There is a huge jump in the number of lots that found buyers in 2007 which supports the idea that sales are broader based. A quick look at the sell-through rates on the London auctions also supports the idea that art market is functioning marketplace where buyers discern value and reject dross–or, at least, refuse to pay what they don’t think is a fair price. Over this same period of rising lots and total price volume, the sell-through rates are falling.

Sellers are bringing more work to market than buyers are willing to absorb. After peaking above 90% in February of 2006, the sell through rate for all three houses combined–which should control for differences in marketing and auction house guarantees–has come way down steadily. June’s sales were not universally strong. They varied from house to house and the low sell-through suggests either weakness in the market or discernment on the part of buyers.
Finally, the last piece of evidence in favor of the strength of the market and against the bubble thesis is the consistent rise in the average lot value. This chart shows that price level is rising across the Contemporary art market. For all of the lots sold, the average price per lot is making steady progress up. That’s the green line at the bottom.

Where Mr. Salmon deserves his due is on the blue line. The Evening sale average prices are volatile and erratic. With the highest lots getting ever higher in value and separating from the broader market for Contemporary art, we have some important evidence that the crowding at the top of the market may be a battle to over pay.
Here’s where Damien Hirst seems to have gone out of favor. Last June, in London, his Lullaby Spring briefly made him the most valuable living artist when it was sold for £9.65 million. Since that time, Hirst hasn’t been able to make a landmark sale (and perhaps that is the point of the BIMHF auction. Lucien Freud and Jeff Koons have continued to climb to higher prices but the real money has been in Francis Bacon.
The top end of the art market has seen huge rises in the price for individual works and the volume of work sold by certain artists. Francis Bacon is the poster child for this process in the last two years. During that time, £467 million worth of his art has sold during the Evening auctions in London and New York which makes Bacon a significant portion of the art market. If we look at the portion of the total sale value that is made up by the top ten lots, we begin to see a worrying trend.

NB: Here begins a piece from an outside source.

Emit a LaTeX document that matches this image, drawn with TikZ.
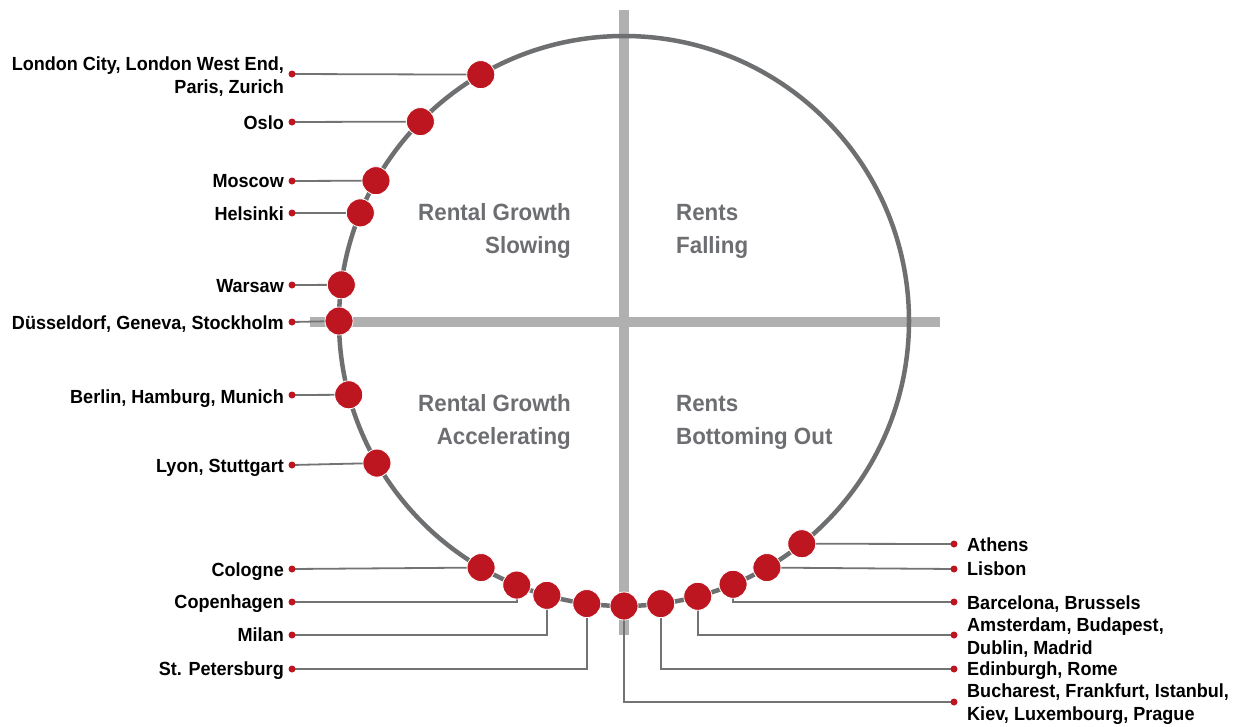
\documentclass[tikz,border=0pt]{standalone}
\usepackage{fontspec}
\setmainfont{Liberation Sans}
\newfontfamily\narrowsans{Liberation Sans}[FakeStretch=0.95]
\usetikzlibrary{calc}
\definecolor{dotred}{HTML}{BE1621}
\definecolor{ringgray}{HTML}{6E6F71}
\definecolor{axisgray}{HTML}{B0B0B1}
\definecolor{quadgray}{HTML}{6D6E71}
\definecolor{wiregray}{HTML}{727375}
\pgfdeclarelayer{back}
\pgfdeclarelayer{wires}
\pgfsetlayers{back,wires,main}
\begin{document}
\begin{tikzpicture}[x=1pt,y=-1pt,
  city/.style={circle,fill=dotred,draw=white,line width=0.8pt,minimum size=28pt,inner sep=0pt},
  tick/.style={circle,fill=dotred,minimum size=7pt,inner sep=0pt},
  wire/.style={draw=wiregray,line width=1.8pt},
  lbl/.style={font=\narrowsans\bfseries\fontsize{19}{23}\selectfont,inner sep=0pt},
  lbll/.style={lbl,anchor=base east,align=right},
  lblr/.style={lbl,anchor=base west,align=left},
  quadtxt/.style={font=\narrowsans\bfseries\fontsize{23.5}{33}\selectfont,text=quadgray,inner sep=0pt}]
\useasboundingbox (0,0) rectangle (1237,726);
\coordinate (c) at (624,321);

% white sheet, quadrant axes and the cycle ring
\begin{pgfonlayer}{back}
  \fill[white] (0,0) rectangle (1237,726);
  \draw[axisgray,line width=10pt] (624,10) -- (624,635);
  \draw[axisgray,line width=10pt] (310,321.5) -- (940,321.5);
  \draw[ringgray,line width=4.5pt] (c) circle[radius=285pt];
\end{pgfonlayer}

% quadrant titles (base anchor sits on the last line)
\node[quadtxt,anchor=base east,align=right] (q1) at (571,253) {Rental Growth\\Slowing};
\node[quadtxt,anchor=base west,align=left] (q2) at (676,253) {Rents\\Falling};
\node[quadtxt,anchor=base east,align=right] (q3) at (571,444) {Rental Growth\\Accelerating};
\node[quadtxt,anchor=base west,align=left] (q4) at (676,444) {Rents\\Bottoming Out};

% markets on the ring (angles counter-clockwise from east)
\foreach \n/\a in {lon/120.17,osl/135.6,mos/150.5,hel/157.7,war/172.7,due/180,
                  ber/195.0,lyo/209.9,col/239.9,cop/247.9,mil/254.3,stp/262.5,
                  buc/270,edi/277.4,ams/285.0,bar/292.5,lis/300.1,ath/308.6}
  \node[city] (\n) at ([shift={(\a:285pt)}]c) {};

% label ticks
\foreach \n/\y in {lon/74,osl/122,mos/181,hel/213,war/285,due/322,ber/395,lyo/465,
                  col/569,cop/602,mil/635,stp/669}
  \node[tick] (t\n) at (292,\y) {};
\foreach \n/\y in {ath/544,lis/569,bar/602,ams/635,edi/669,buc/702}
  \node[tick] (t\n) at (954,\y) {};

% label texts
\node[lbll] (llon) at (284,93) {London City, London West End,\\Paris, Zurich};
\node[lbll] (losl) at (284,129) {Oslo};
\node[lbll] (lmos) at (284,187) {Moscow};
\node[lbll] (lhel) at (284,220) {Helsinki};
\node[lbll] (lwar) at (284,292) {Warsaw};
\node[lbll] (ldue) at (284,329) {Düsseldorf, Geneva, Stockholm};
\node[lbll] (lber) at (284,403) {Berlin, Hamburg, Munich};
\node[lbll] (llyo) at (284,472) {Lyon, Stuttgart};
\node[lbll] (lcol) at (284,576) {Cologne};
\node[lbll] (lcop) at (284,608) {Copenhagen};
\node[lbll] (lmil) at (284,641) {Milan};
\node[lbll] (lstp) at (284,675) {St. Petersburg};

\node[lblr] (lath) at (967,551) {Athens};
\node[lblr] (llis) at (967,575) {Lisbon};
\node[lblr] (lbar) at (967,609) {Barcelona, Brussels};
\node[lblr] (lams) at (967,654.5) {Amsterdam, Budapest,\\Dublin, Madrid};
\node[lblr] (ledi) at (967,675) {Edinburgh, Rome};
\node[lblr] (lbuc) at (967,720.5) {Bucharest, Frankfurt, Istanbul,\\Kiev, Luxembourg, Prague};

% connectors
\begin{pgfonlayer}{wires}
  \foreach \n in {lon,osl,mos,hel,war,due,ber,lyo,col}
    \draw[wire] (t\n.center) -- (\n.center);
  \foreach \n in {cop,mil,stp}
    \draw[wire] (\n.center) |- (t\n.center);
  \foreach \n in {ath,lis}
    \draw[wire] (\n.center) -- (t\n.center);
  \foreach \n in {bar,ams,edi,buc}
    \draw[wire] (\n.center) |- (t\n.center);
\end{pgfonlayer}
\end{tikzpicture}
\end{document}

In 2008, the top end of the market jumped. Part of February’s leap in the top ten as a percentage of the total comes from the two top Bacon canvases which together sold for more than £46 million or 11% of the entire sale. When a few key paintings account for such a large proportion of the overall value, observers are right to ask whether there is a bubble in prices. Isolating the June sale top ten over time gives us a better–and more dramatic–picture of this pattern.
Where the Contemporary art market goes is a function of events like the Hirst sale. Whether it marks an inflection point remains to be seen but no matter what happens with the Hirst sale, it won’t answer the question of asset values and whether Contemporary art is dangerously inflated. That answer will come in due course but only after we’ve seen more data in October and November.